Raw data:

▼

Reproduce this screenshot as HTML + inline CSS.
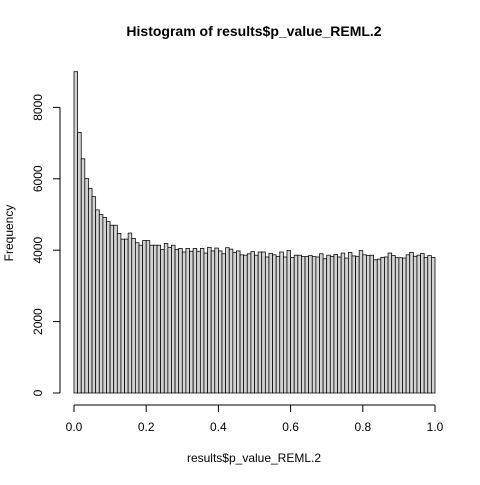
<!DOCTYPE html>
<html><head><meta charset="utf-8"><style>
body{margin:0;background:#fff;}
text{font-family:"Liberation Sans",sans-serif;}
</style></head><body>
<svg id="chart" width="480" height="480">
<text x="254" y="36" text-anchor="middle" font-size="14" font-weight="bold">Histogram of results$p_value_REML.2</text>
<text x="254" y="462" text-anchor="middle" font-size="12">results$p_value_REML.2</text>
<text x="13" y="233" text-anchor="middle" font-size="12" transform="rotate(-90 13 233)">Frequency</text>
<g id="bars"></g>
<g id="xaxis"></g>
<g id="yaxis"></g>
</svg>
<script>
const counts=[9000,7300,6560,6010,5730,5500,5130,5000,4920,4800,4700,4700,4470,4310,4310,4480,4330,4210,4140,4270,4270,4140,4140,4140,4020,4190,4080,4140,4020,4050,3950,4050,3970,4050,3970,4050,3920,4080,3980,4060,3980,3900,4070,4030,3940,3980,3870,3860,3900,3960,3860,3950,3950,3810,3910,3870,3820,3950,3810,3990,3800,3860,3860,3820,3820,3850,3820,3810,3900,3760,3860,3820,3880,3810,3920,3780,3940,3840,3830,3990,3870,3850,3860,3730,3750,3800,3810,3920,3850,3790,3790,3780,3870,3940,3830,3860,3910,3800,3850,3800];
const xTicks=[0,0.2,0.4,0.6,0.8,1.0];
const xTickLabels=["0.0","0.2","0.4","0.6","0.8","1.0"];
const yTicks=[0,2000,4000,6000,8000];
const ns="http://www.w3.org/2000/svg";
const x=v=>74+v*361;
const y=v=>393-v*(285.6/8000);
const bars=document.getElementById('bars');
const n=counts.length;
counts.forEach((c,i)=>{
const r=document.createElementNS(ns,'rect');


r.setAttribute('x',x(i/n));r.setAttribute('y',y(c));
r.setAttribute('width',x((i+1)/n)-x(i/n));r.setAttribute('height',y(0)-y(c));
r.setAttribute('fill','#d3d3d3');r.setAttribute('stroke','#000');r.setAttribute('stroke-width','0.75');
bars.appendChild(r);});
const xa=document.getElementById('xaxis');
function line(g,x1,y1,x2,y2){const l=document.createElementNS(ns,'line');l.setAttribute('x1',x1);l.setAttribute('y1',y1);l.setAttribute('x2',x2);l.setAttribute('y2',y2);l.setAttribute('stroke','#000');g.appendChild(l);}
line(xa,x(0),405,x(1),405);
xTicks.forEach((t,i)=>{line(xa,x(t),405,x(t),412);
const tx=document.createElementNS(ns,'text');


tx.setAttribute('x',x(t));tx.setAttribute('y',431);tx.setAttribute('text-anchor','middle');tx.setAttribute('font-size','12');tx.textContent=xTickLabels[i];xa.appendChild(tx);});
const ya=document.getElementById('yaxis');
line(ya,60,y(0),60,y(8000));
yTicks.forEach(t=>{line(ya,53,y(t),60,y(t));
const tx=document.createElementNS(ns,'text');


tx.setAttribute('x',42);tx.setAttribute('y',y(t));tx.setAttribute('text-anchor','middle');tx.setAttribute('font-size','12');tx.setAttribute('transform','rotate(-90 42 '+y(t)+')');tx.textContent=t;ya.appendChild(tx);});
</script>
</body></html>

▲

Task statement:
Set down the complete material exactly, but do not include the images.

Task solution:
Reproduce this screenshot as HTML + inline CSS.
<!DOCTYPE html>
<html><head><meta charset="utf-8"><style>
body{margin:0;background:#fff;}
text{font-family:"Liberation Sans",sans-serif;}
</style></head><body>
<svg id="chart" width="480" height="480">
<text x="254" y="36" text-anchor="middle" font-size="14" font-weight="bold">Histogram of results$p_value_REML.2</text>
<text x="254" y="462" text-anchor="middle" font-size="12">results$p_value_REML.2</text>
<text x="13" y="233" text-anchor="middle" font-size="12" transform="rotate(-90 13 233)">Frequency</text>
<g id="bars"></g>
<g id="xaxis"></g>
<g id="yaxis"></g>
</svg>
<script>
const counts=[9000,7300,6560,6010,5730,5500,5130,5000,4920,4800,4700,4700,4470,4310,4310,4480,4330,4210,4140,4270,4270,4140,4140,4140,4020,4190,4080,4140,4020,4050,3950,4050,3970,4050,3970,4050,3920,4080,3980,4060,3980,3900,4070,4030,3940,3980,3870,3860,3900,3960,3860,3950,3950,3810,3910,3870,3820,3950,3810,3990,3800,3860,3860,3820,3820,3850,3820,3810,3900,3760,3860,3820,3880,3810,3920,3780,3940,3840,3830,3990,3870,3850,3860,3730,3750,3800,3810,3920,3850,3790,3790,3780,3870,3940,3830,3860,3910,3800,3850,3800];
const xTicks=[0,0.2,0.4,0.6,0.8,1.0];
const xTickLabels=["0.0","0.2","0.4","0.6","0.8","1.0"];
const yTicks=[0,2000,4000,6000,8000];
const ns="http://www.w3.org/2000/svg";
const x=v=>74+v*361;
const y=v=>393-v*(285.6/8000);
const bars=document.getElementById('bars');
const n=counts.length;
counts.forEach((c,i)=>{
const r=document.createElementNS(ns,'rect');


r.setAttribute('x',x(i/n));r.setAttribute('y',y(c));
r.setAttribute('width',x((i+1)/n)-x(i/n));r.setAttribute('height',y(0)-y(c));
r.setAttribute('fill','#d3d3d3');r.setAttribute('stroke','#000');r.setAttribute('stroke-width','0.75');
bars.appendChild(r);});
const xa=document.getElementById('xaxis');
function line(g,x1,y1,x2,y2){const l=document.createElementNS(ns,'line');l.setAttribute('x1',x1);l.setAttribute('y1',y1);l.setAttribute('x2',x2);l.setAttribute('y2',y2);l.setAttribute('stroke','#000');g.appendChild(l);}
line(xa,x(0),405,x(1),405);
xTicks.forEach((t,i)=>{line(xa,x(t),405,x(t),412);
const tx=document.createElementNS(ns,'text');


tx.setAttribute('x',x(t));tx.setAttribute('y',431);tx.setAttribute('text-anchor','middle');tx.setAttribute('font-size','12');tx.textContent=xTickLabels[i];xa.appendChild(tx);});
const ya=document.getElementById('yaxis');
line(ya,60,y(0),60,y(8000));
yTicks.forEach(t=>{line(ya,53,y(t),60,y(t));
const tx=document.createElementNS(ns,'text');


tx.setAttribute('x',42);tx.setAttribute('y',y(t));tx.setAttribute('text-anchor','middle');tx.setAttribute('font-size','12');tx.setAttribute('transform','rotate(-90 42 '+y(t)+')');tx.textContent=t;ya.appendChild(tx);});
</script>
</body></html>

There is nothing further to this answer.